In short, AFSOC needs a blend of highly competent acquirers and operators who understand strategy, requirements, budgeting and acquisitions and who can determine acceptable levels of risk for a program. This expertise must go beyond the core acquirers; it must reside with the operators and leadership within the command.

To develop such personnel, AFSOC should assign tactically competent, rated field-grade officers to AF/A8 and the Secretary of the Air Force Acquisitions Office, as well as the equivalent SOCOM positions.

Nonrated acquisition professionals should be assigned to AFSOC/A8 and have follow-on assignments to SAF/AQ and in SOF-specific system program offices. Finally, AFSOC should assign rated officers to liaison positions in the system program offices to ensure each has a direct link to its user.

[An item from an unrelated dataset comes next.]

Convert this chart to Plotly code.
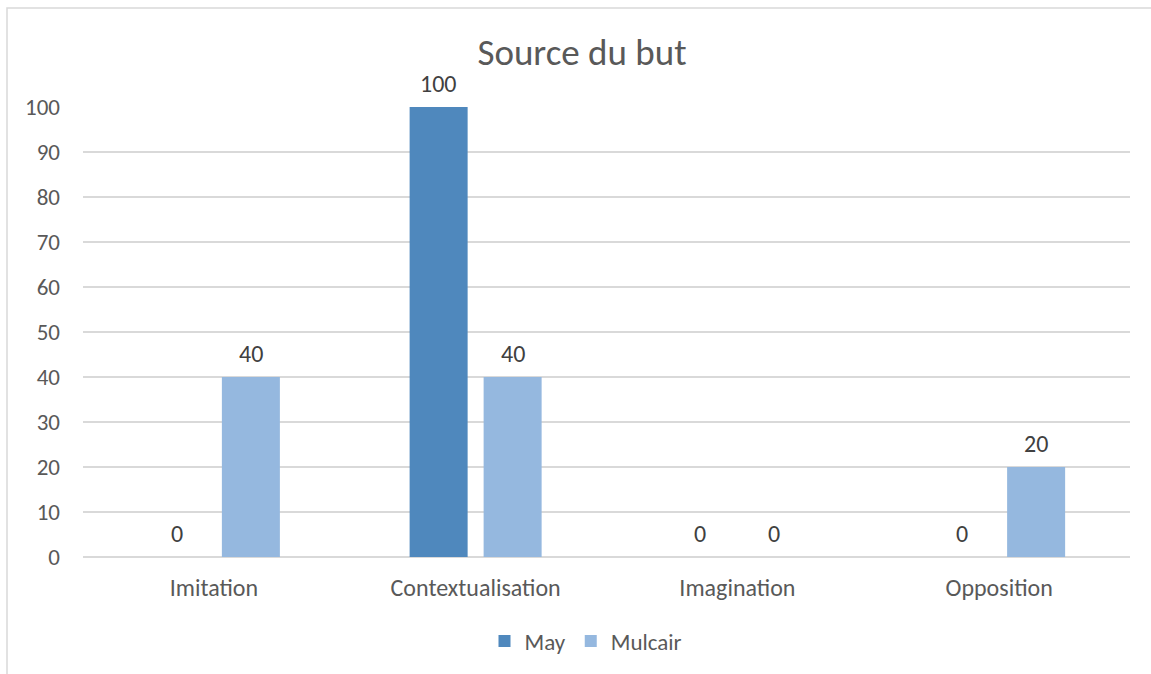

The ultimate goal is to ensure that as AFSOC recapitalizes its fleet, it has senior officers with a deep understanding of and experience in making procurement decisions. AFJ

LT. COL. NATHAN SCOPAC is the chief of the Tactical Airlift Branch at the Secretary of the Air Force Acquisitions Office, Directorate of Global Reach Programs, where his responsibilities include oversight of the Air Force’s program management and acquisition of C-130 and C-27 aircraft. He is also the C-130J and HC/MC-130J program element monitor. Currently he is completing the MC-130J mission qualification course. The views expressed here are the author’s and do not necessarily reflect the policy or positions of the Air Force, the Defense Department or the U.S. government.